De qualquer forma, a medida da Anatel, que caiu como um bomba entre programadores e produtores de conteúdos, ainda precisa ter impactos analisados e as futuras estratégias ainda estão pendentes desta análise. Alguns falam em uma possível ação de recurso à Justiça ou recurso ao MCTIC e ao Ministério da Cidadania (a quem a Ancine está vinculada), por uma possível extrapolação do papel da Anatel, uma vez que a decisão afetou empresas programadoras e também a oferta de conteúdos pela Internet. Mas os desenhos de uma possível contestação estão sendo avaliados e as partes que compõem o processo da Claro contra Fox foram notificadas para se manifestarem em 10 dias. Até lá, todo o mercado também deve se debruçar sobre as perguntas feitas pela agência na tomada de subsídios, que vai até dia 15 de agosto. As perguntas da Anatel (disponíveis no site da Anatel para comentários) são as seguintes:
Pergunta 1
Há outros aspectos a serem considerados na avaliação do tema?
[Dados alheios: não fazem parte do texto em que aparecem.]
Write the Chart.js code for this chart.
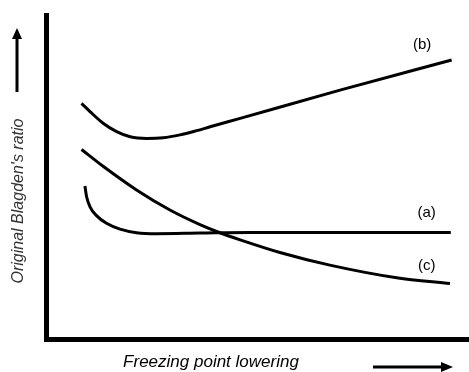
<!DOCTYPE html>
<html>
<head>
<meta charset="utf-8">
<script src="https://cdn.jsdelivr.net/npm/chart.js@4"></script>
<style>
  html, body { margin: 0; padding: 0; background: #fff; }
  #wrap { width: 469px; height: 372px; }
</style>
</head>
<body>
<div id="wrap"><canvas id="chart"></canvas></div>
<script>
// schematic curves (axis range 0..10 both ways)
const curveAX = [0.92, 0.96, 1.04, 1.20, 1.43, 1.75, 2.14, 2.62, 3.64, 4.82, 9.57];
const curveAY = [4.72, 4.39, 4.08, 3.80, 3.57, 3.39, 3.28, 3.25, 3.27, 3.29, 3.29];

const curveBX = [0.84, 1.04, 1.35, 1.67, 1.99, 2.38, 2.77, 3.17, 3.56, 3.88, 4.59, 6.95, 9.59];
const curveBY = [7.27, 7.02, 6.66, 6.40, 6.24, 6.19, 6.21, 6.30, 6.43, 6.55, 6.81, 7.68, 8.61];

const curveCX = [0.84, 1.35, 2.14, 2.93, 3.64, 4.11, 4.59, 5.53, 6.71, 8.29, 9.55];
const curveCY = [5.85, 5.33, 4.60, 3.98, 3.53, 3.28, 3.06, 2.67, 2.28, 1.89, 1.71];

const curveLabels = ['(a)', '(b)', '(c)'];
const labelX = [9.0, 8.89, 9.0];
const labelY = [3.90, 9.07, 2.25];

const xTitle = 'Freezing point lowering';
const yTitle = "Original Blagden's ratio";

const toPoints = (xs, ys) => xs.map((v, i) => ({ x: v, y: ys[i] }));

const lineStyle = {
  borderColor: '#000',
  borderWidth: 3,
  pointRadius: 0,
  fill: false,
  cubicInterpolationMode: 'monotone'
};

// curve labels, axis titles and the two arrows
const annotate = {
  id: 'annotate',
  afterDraw(chart) {
    const { ctx, scales: { x, y } } = chart;
    ctx.save();
    ctx.fillStyle = '#000';
    ctx.strokeStyle = '#000';
    ctx.textAlign = 'center';
    ctx.textBaseline = 'middle';

    ctx.font = '15px "Liberation Sans", Arial, sans-serif';
    curveLabels.forEach((t, i) => {
      ctx.fillText(t, x.getPixelForValue(labelX[i]), y.getPixelForValue(labelY[i]));
    });

    ctx.font = 'italic 17px "Liberation Sans", Arial, sans-serif';
    ctx.fillText(xTitle, 211, 362);
    ctx.save();
    ctx.translate(19, 201);
    ctx.rotate(-Math.PI / 2);
    ctx.font = 'italic 16px "Liberation Sans", Arial, sans-serif';
    ctx.fillStyle = '#333';
    ctx.fillText(yTitle, 0, 0);
    ctx.restore();

    // up arrow
    ctx.lineWidth = 3;
    ctx.beginPath();
    ctx.moveTo(17, 92);
    ctx.lineTo(17, 37);
    ctx.stroke();
    ctx.beginPath();
    ctx.moveTo(17, 28);
    ctx.lineTo(12, 39);
    ctx.lineTo(22, 39);
    ctx.closePath();
    ctx.fill();

    // right arrow
    ctx.beginPath();
    ctx.moveTo(373, 367);
    ctx.lineTo(443, 367);
    ctx.stroke();
    ctx.beginPath();
    ctx.moveTo(453, 367);
    ctx.lineTo(441, 362);
    ctx.lineTo(441, 372);
    ctx.closePath();
    ctx.fill();
    ctx.restore();
  }
};

new Chart(document.getElementById('chart'), {
  type: 'line',
  data: {
    datasets: [
      { label: '(a)', data: toPoints(curveAX, curveAY), ...lineStyle },
      { label: '(b)', data: toPoints(curveBX, curveBY), ...lineStyle },
      { label: '(c)', data: toPoints(curveCX, curveCY), ...lineStyle }
    ]
  },
  options: {
    responsive: true,
    maintainAspectRatio: false,
    animation: false,
    layout: { padding: { top: 15, right: 0, bottom: 0, left: 0 } },
    plugins: {
      legend: { display: false },
      tooltip: { enabled: false }
    },
    scales: {
      x: {
        type: 'linear',
        min: 0,
        max: 10,
        ticks: { display: false },
        grid: { display: false },
        border: { color: '#000', width: 5 },
        afterFit(s) { s.height = 33; }
      },
      y: {
        type: 'linear',
        min: 0,
        max: 10,
        ticks: { display: false },
        grid: { display: false },
        border: { color: '#000', width: 5 },
        afterFit(s) { s.width = 46; }
      }
    }
  },
  plugins: [annotate]
});
</script>
</body>
</html>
Caso afirmativo, indique-os.
Pergunta 2
A ação de disponibilizar acesso ao conteúdo audiovisual formatado em canal de programação, mediante remuneração e por meio da internet está compreendida na atividade distribuição?
Pergunta 3
A ação de disponibilizar acesso ao conteúdo audiovisual em tempo real (ao vivo), mediante remuneração e por meio da internet está compreendida na atividade distribuição?
Pergunta 4
Há a caracterização da prestação do SeAC na disponibilidade de conteúdo audiovisual por meio de aplicação internet, quando há a necessidade da contratação de outro serviço de telecomunicação (Serviço de Comunicação Multimídia ou Serviço Móvel Pessoal) para se ter acesso ao conteúdo?
Pergunta 5
No modelo de negócio em que o assinante cuida de seu acesso à internet separadamente, contratando com a responsável pelo conteúdo apenas o acesso aos canais com conteúdo audiovisual difundidos de maneira linear, essa permissão de acesso ao conteúdo audiovisual é um Serviço de Valor Adicionado (SVA) ou seria essa uma oferta de SeAC?
Pergunta 6
Adotando-se uma ou outra solução, quais seriam as possíveis consequências para o mercado da comunicação audiovisual de acesso condicionado, incluindo a inovação e seu desenvolvimento?
Pergunta 7
Haveria a necessidade de mudança na legislação da comunicação audiovisual de acesso condicionado, de telecomunicações ou de internet, para permitir o melhor desenvolvimento das novas tendências da oferta de conteúdo audiovisual? Se sim, aponte os dispositivos que devem ser modificados.
Fonte: Teletime News de 15 de junho de 2019, por Samuel Possebon.